2. Getting Started: Installation and Array Creation
Installation & Import
Before you begin, install NumPy using pip:
Bash
pip install numpy
Then, import the library using the standard convention:
Python
import numpy as np
Initializing Arrays
The primary data structure in NumPy is the Ndarray (N-dimensional array).
| Method | Description |
| From List | Creates an array from a Python list. |
| All Zeros | Creates an array filled with zeros. |
| All Ones | Creates an array filled with ones. |
| Specific Value | Creates an array filled with a specific number. |
| Random Decimals | Creates an array of random float values between 0 and 1. |
| Random Integers | Creates an array of random integers in a range. |
| Identity Matrix | Creates a square identity matrix. |
3. Array Attributes, Indexing, and Slicing
Once an array is created, you can inspect its characteristics using various attributes.
Key Attributes
| Attribute | Description |
| .ndim | The number of dimensions. |
| .shape | The dimensions (rows, columns, etc.). |
| .dtype | The data type of the elements. |
| .size | The total number of elements. |
| .nbytes | The total memory consumed (in bytes). |
Accessing and Slicing
NumPy uses Python's familiar list indexing and slicing concepts.
Indexing: Use comma separation for dimensions:
array[row_index, column_index].Python
a = np.array([[1, 2, 3], [4, 5, 6]]) # Access element 5 (second row, second column) print(a[1, 1]) # Output: 5Slicing: Use the colon operator
[start:end:step]to grab ranges.
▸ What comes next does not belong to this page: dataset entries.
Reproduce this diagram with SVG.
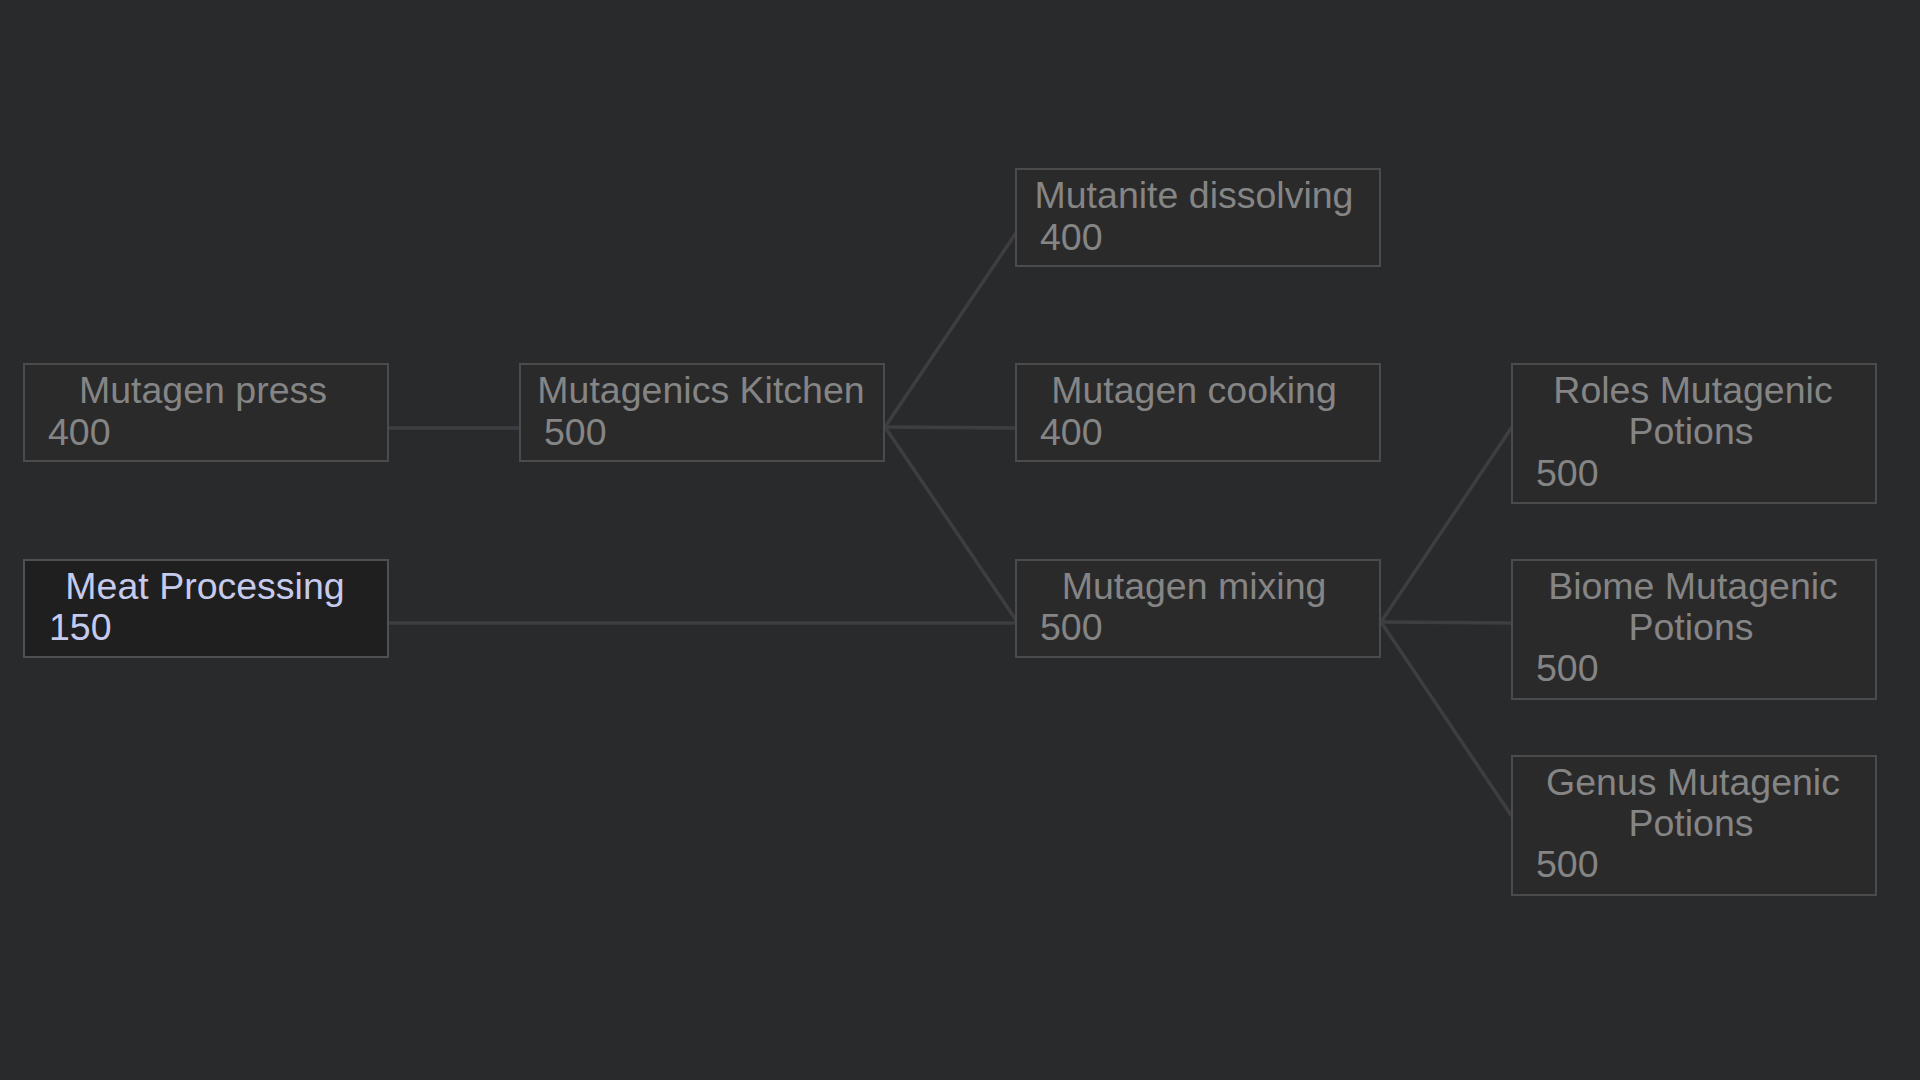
<svg xmlns="http://www.w3.org/2000/svg" width="1920" height="1080" viewBox="0 0 1920 1080">
<style>
.bg{fill:#292a2c}
.box{fill:#2a2a2b;stroke:#4b4b4c;stroke-width:2}
.sel{fill:#1f1f20;stroke:#505052;stroke-width:2}
.t{font-family:"Liberation Sans",Arial,sans-serif;font-size:37.5px;fill:#858585}
.ts{fill:#c6cbee}
.c{text-anchor:middle}
.edge{stroke:#3d3e40;stroke-width:3.5;fill:none;stroke-linecap:round}
</style>
<rect class="bg" x="0" y="0" width="1920" height="1080"/>
<g id="connectors">
<line class="edge" x1="388" y1="428" x2="520" y2="428"/>
<line class="edge" x1="388" y1="623" x2="1016" y2="623"/>
<line class="edge" x1="885" y1="427" x2="1016" y2="233"/>
<line class="edge" x1="885" y1="427" x2="1016" y2="428"/>
<line class="edge" x1="885" y1="427" x2="1016" y2="620"/>
<line class="edge" x1="1381" y1="622" x2="1512" y2="427"/>
<line class="edge" x1="1381" y1="622" x2="1512" y2="623"/>
<line class="edge" x1="1381" y1="622" x2="1511" y2="815"/>
</g>
<g id="node-mutagen-press">
<rect class="box" x="24" y="364" width="364" height="97"/>
<text class="t c" x="203" y="403">Mutagen press</text>
<text class="t" x="48" y="445">400</text>
</g>
<g id="node-meat-processing">
<rect class="sel" x="24" y="560" width="364" height="97"/>
<text class="t ts c" x="205" y="599">Meat Processing</text>
<text class="t ts" x="49" y="640">150</text>
</g>
<g id="node-mutagenics-kitchen">
<rect class="box" x="520" y="364" width="364" height="97"/>
<text class="t c" x="701" y="403">Mutagenics Kitchen</text>
<text class="t" x="544" y="445">500</text>
</g>
<g id="node-mutanite-dissolving">
<rect class="box" x="1016" y="169" width="364" height="97"/>
<text class="t c" x="1194" y="208">Mutanite dissolving</text>
<text class="t" x="1040" y="250">400</text>
</g>
<g id="node-mutagen-cooking">
<rect class="box" x="1016" y="364" width="364" height="97"/>
<text class="t c" x="1194" y="403">Mutagen cooking</text>
<text class="t" x="1040" y="445">400</text>
</g>
<g id="node-mutagen-mixing">
<rect class="box" x="1016" y="560" width="364" height="97"/>
<text class="t c" x="1194" y="599">Mutagen mixing</text>
<text class="t" x="1040" y="640">500</text>
</g>
<g id="node-roles-mutagenic-potions">
<rect class="box" x="1512" y="364" width="364" height="139"/>
<text class="t c" x="1693" y="403">Roles Mutagenic</text>
<text class="t c" x="1691" y="444">Potions</text>
<text class="t" x="1536" y="486">500</text>
</g>
<g id="node-biome-mutagenic-potions">
<rect class="box" x="1512" y="560" width="364" height="139"/>
<text class="t c" x="1693" y="599">Biome Mutagenic</text>
<text class="t c" x="1691" y="640">Potions</text>
<text class="t" x="1536" y="681">500</text>
</g>
<g id="node-genus-mutagenic-potions">
<rect class="box" x="1512" y="756" width="364" height="139"/>
<text class="t c" x="1693" y="795">Genus Mutagenic</text>
<text class="t c" x="1691" y="836">Potions</text>
<text class="t" x="1536" y="877">500</text>
</g>
</svg>
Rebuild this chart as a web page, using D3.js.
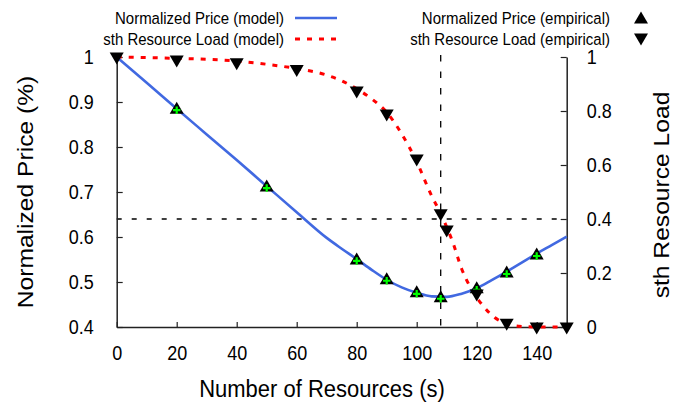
<!DOCTYPE html>
<html>
<head>
<meta charset="utf-8">
<script src="https://cdn.jsdelivr.net/npm/d3@7"></script>
<style>
  html, body { margin: 0; padding: 0; background: #fff; }
  svg { display: block; font-family: "Liberation Sans", Arial, Helvetica, sans-serif; }
</style>
</head>
<body>
<svg id="chart" width="675" height="405"></svg>
<script>
// ---- data ----
const modelX      = [0, 10, 20, 30, 40, 50, 60, 70, 75, 80, 85, 90, 95, 100, 105, 110, 115, 120, 125, 130, 135, 140, 145, 150];
const modelPrice  = [1.0, 0.943, 0.885, 0.828, 0.771, 0.713, 0.655, 0.598, 0.574, 0.551, 0.527, 0.505, 0.488, 0.476, 0.468, 0.467, 0.474, 0.486, 0.504, 0.523, 0.543, 0.563, 0.582, 0.601];

const loadModelX  = [0, 20, 40, 50, 60, 70, 75, 80, 85, 90, 95, 100, 105, 108, 110, 112, 115, 118, 122, 126, 130, 134, 140, 150];
const loadModel   = [1.0, 0.995, 0.985, 0.973, 0.957, 0.933, 0.912, 0.882, 0.845, 0.795, 0.715, 0.612, 0.485, 0.42, 0.37, 0.315, 0.215, 0.145, 0.08, 0.035, 0.012, 0.003, 0.0, 0.0];

const priceEmpX   = [20, 50, 80, 90, 100, 108, 120, 130, 140];
const priceEmp    = [0.884, 0.711, 0.549, 0.505, 0.476, 0.465, 0.485, 0.520, 0.560];

const loadEmpX    = [0, 20, 40, 60, 80, 90, 100, 108, 110, 120, 130, 140, 150];
const loadEmp     = [1.0, 0.989, 0.979, 0.954, 0.874, 0.789, 0.622, 0.419, 0.359, 0.122, 0.014, 0.0, 0.0];

const xTicks      = [0, 20, 40, 60, 80, 100, 120, 140];
const yLeftTicks  = [0.4, 0.5, 0.6, 0.7, 0.8, 0.9, 1];
const yRightTicks = [0, 0.2, 0.4, 0.6, 0.8, 1];

const refX = 108;        // vertical reference line (Number of Resources)
const refLoad = 0.4;     // horizontal reference line (right axis value)

const legendModel = ["Normalized Price (model)", "sth Resource Load (model)"];
const legendEmp   = ["Normalized Price (empirical)", "sth Resource Load (empirical)"];

// ---- layout ----
const svg = d3.select("#chart");
const L = 116.7, R = 566.7, T = 57, B = 327;
const SY = 1.12; // glyphs in the reference are slightly taller than wide

const x  = d3.scaleLinear().domain([0, 150]).range([L, R]);
const yL = d3.scaleLinear().domain([0.4, 1]).range([B, T]);
const yR = d3.scaleLinear().domain([0, 1]).range([B, T]);

const fmt = d3.format("~g");

// reference lines
svg.append("line")
  .attr("x1", x(refX)).attr("x2", x(refX))
  .attr("y1", yR(1) - 2).attr("y2", B)
  .attr("stroke", "#000").attr("stroke-width", 1.3)
  .attr("stroke-dasharray", "6.5,10");
svg.append("line")
  .attr("x1", L).attr("x2", R)
  .attr("y1", yR(refLoad)).attr("y2", yR(refLoad))
  .attr("stroke", "#000").attr("stroke-width", 1.3)
  .attr("stroke-dasharray", "5,10");

// axes
const axisStyle = g => {
  g.selectAll("path.domain").attr("stroke", "#222").attr("stroke-width", 1.5);
  g.selectAll(".tick line").attr("stroke", "#222").attr("stroke-width", 1.2);
  g.selectAll(".tick text").attr("fill", "#000").attr("font-size", 18)
    .attr("font-family", "Liberation Sans, Arial, sans-serif")
    .attr("transform", `scale(1,${SY})`);
};

svg.append("g")
  .attr("transform", `translate(0,${B})`)
  .call(d3.axisBottom(x).tickValues(xTicks).tickFormat(fmt)
        .tickSizeInner(-5).tickSizeOuter(0).tickPadding(16.5))
  .call(axisStyle);

svg.append("g")
  .attr("transform", `translate(${L},0)`)
  .call(d3.axisLeft(yL).tickValues(yLeftTicks).tickFormat(fmt)
        .tickSizeInner(-6).tickSizeOuter(0).tickPadding(23))
  .call(axisStyle);

svg.append("g")
  .attr("transform", `translate(${R},0)`)
  .call(d3.axisRight(yR).tickValues(yRightTicks).tickFormat(fmt)
        .tickSizeInner(-6).tickSizeOuter(0).tickPadding(20))
  .call(axisStyle);

// model lines
const priceLine = d3.line().x(d => x(d[0])).y(d => yL(d[1])).curve(d3.curveMonotoneX);
const loadLine  = d3.line().x(d => x(d[0])).y(d => yR(d[1])).curve(d3.curveMonotoneX);

svg.append("path")
  .datum(modelX.map((v, i) => [v, modelPrice[i]]))
  .attr("d", priceLine)
  .attr("fill", "none").attr("stroke", "#4169e1").attr("stroke-width", 2.6);

svg.append("path")
  .datum(loadModelX.map((v, i) => [v, loadModel[i]]))
  .attr("d", loadLine)
  .attr("fill", "none").attr("stroke", "#ff0000").attr("stroke-width", 3)
  .attr("stroke-dasharray", "5,7");

// markers
const upTri   = "M0,-7.5L7,4.5L-7,4.5Z";
const downTri = "M-7,-4.5L7,-4.5L0,7.5Z";

const pe = svg.append("g");
priceEmpX.forEach((v, i) => {
  const g = pe.append("g").attr("transform", `translate(${x(v)},${yL(priceEmp[i])})`);
  g.append("path").attr("d", upTri).attr("fill", "#000");
  g.append("path").attr("d", "M-3.7,1H3.7M0,-2.7V4.7")
    .attr("stroke", "#00ff00").attr("stroke-width", 2.2).attr("fill", "none");
});

const le = svg.append("g");
loadEmpX.forEach((v, i) => {
  le.append("path")
    .attr("transform", `translate(${x(v)},${yR(loadEmp[i])})`)
    .attr("d", downTri).attr("fill", "#000");
});

// text helper: horizontal text stretched vertically about its baseline point
function htext(px, py, str, size, anchor) {
  return svg.append("text")
    .attr("transform", `translate(${px},${py}) scale(1,${SY})`)
    .attr("text-anchor", anchor).attr("font-size", size)
    .text(str);
}

// axis titles
htext(322, 397, "Number of Resources (s)", 22, "middle");

svg.append("text")
  .attr("transform", `translate(33,${(T + B) / 2}) scale(1,${SY}) rotate(-90)`)
  .attr("text-anchor", "middle").attr("font-size", 22)
  .text("Normalized Price (%)");

svg.append("text")
  .attr("transform", `translate(669,${(T + B) / 2 + 3}) scale(1,${SY}) rotate(-90)`)
  .attr("text-anchor", "middle").attr("font-size", 22)
  .text("sth Resource Load");

// legend
htext(284, 23.5, legendModel[0], 15, "end");
htext(284, 44.5, legendModel[1], 15, "end");
svg.append("line").attr("x1", 295).attr("x2", 337).attr("y1", 18).attr("y2", 18)
  .attr("stroke", "#4169e1").attr("stroke-width", 2.6);
svg.append("line").attr("x1", 295).attr("x2", 337).attr("y1", 39).attr("y2", 39)
  .attr("stroke", "#ff0000").attr("stroke-width", 3).attr("stroke-dasharray", "5,7");

htext(610, 23.5, legendEmp[0], 15, "end");
htext(610, 44.5, legendEmp[1], 15, "end");
svg.append("path").attr("transform", "translate(641,19)").attr("d", upTri).attr("fill", "#000");
svg.append("path").attr("transform", "translate(641,38)").attr("d", downTri).attr("fill", "#000");
</script>
</body>
</html>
The colon:on its own means "all elements."Python
# Get the first row (all columns in row 0) print(a[0, :]) # Output: [1, 2, 3] # Get the second column (all rows in column 1) print(a[:, 1]) # Output: [2, 5]
4. Unlocking the Power: Math, Stats, and Linear Algebra
This is where NumPy truly shines, allowing complex, high-performance operations with simple syntax.
Element-wise Arithmetic
NumPy performs operations on an array element-wise.
Python
a = np.array([1, 2, 3, 4])
b = np.array([10, 20, 30, 40])
# Scalar arithmetic (adds 2 to every element)
print(a + 2) # Output: [3, 4, 5, 6]
# Array-Array arithmetic (adds element to element)
print(a + b) # Output: [11, 22, 33, 44]
# Exponentiation (element-wise power)
print(a**2) # Output: [1, 4, 9, 16]
Linear Algebra
NumPy's np.linalg A submodule is essential for linear algebra tasks.
| Function | Purpose | Example |
np.matmul(A, B) | Performs Matrix Multiplication. | np.matmul(A, B) |
np.linalg.det(A) | Calculates the Determinant of a matrix. | np.linalg.det(A) |
np.linalg.inv(A) | Calculates the Inverse of a matrix. | np.linalg.inv(A) |
Statistics
You can easily calculate basic statistics over the entire array or along a specific dimension (axis).
Python
stats = np.array([[1, 2, 3], [4, 5, 6]])
# Min, Max, and Sum of the entire array
print(np.min(stats)) # Output: 1
print(np.max(stats)) # Output: 6
print(np.sum(stats)) # Output: 21
# Sum along the columns (axis=0)
print(np.sum(stats, axis=0)) # Output: [5, 7, 9] (1+4, 2+5, 3+6)
# Sum along the rows (axis=1)
print(np.sum(stats, axis=1)) # Output: [6, 15] (1+2+3, 4+5+6)
5. Advanced Indexing: Boolean Masking
Boolean masking is a powerful feature that allows you to select data based on a condition rather than a fixed index.
Python
data = np.array([10, 60, 30, 90, 50, 100])
# 1. Create a Boolean mask (an array of True/False)
mask = (data > 50)
print(mask) # Output: [False, True, False, True, False, True]
# 2. Use the mask to extract values
# This only returns elements where the mask is True
result = data[mask]
print(result) # Output: [60, 90, 100]
# Combine multiple conditions using & (AND) or | (OR)
filtered = data[(data > 50) & (data < 100)]
print(filtered) # Output: [60, 90]
Conclusion
NumPy is not just another library; it is the performance layer of the Python data science stack. By leveraging fixed types and contiguous memory, it delivers the speed necessary to handle massive datasets and complex computations.
By mastering array creation, indexing, and core mathematical functions, you are well-equipped to move on to libraries like Pandas and truly begin your journey into Machine Learning. Happy coding!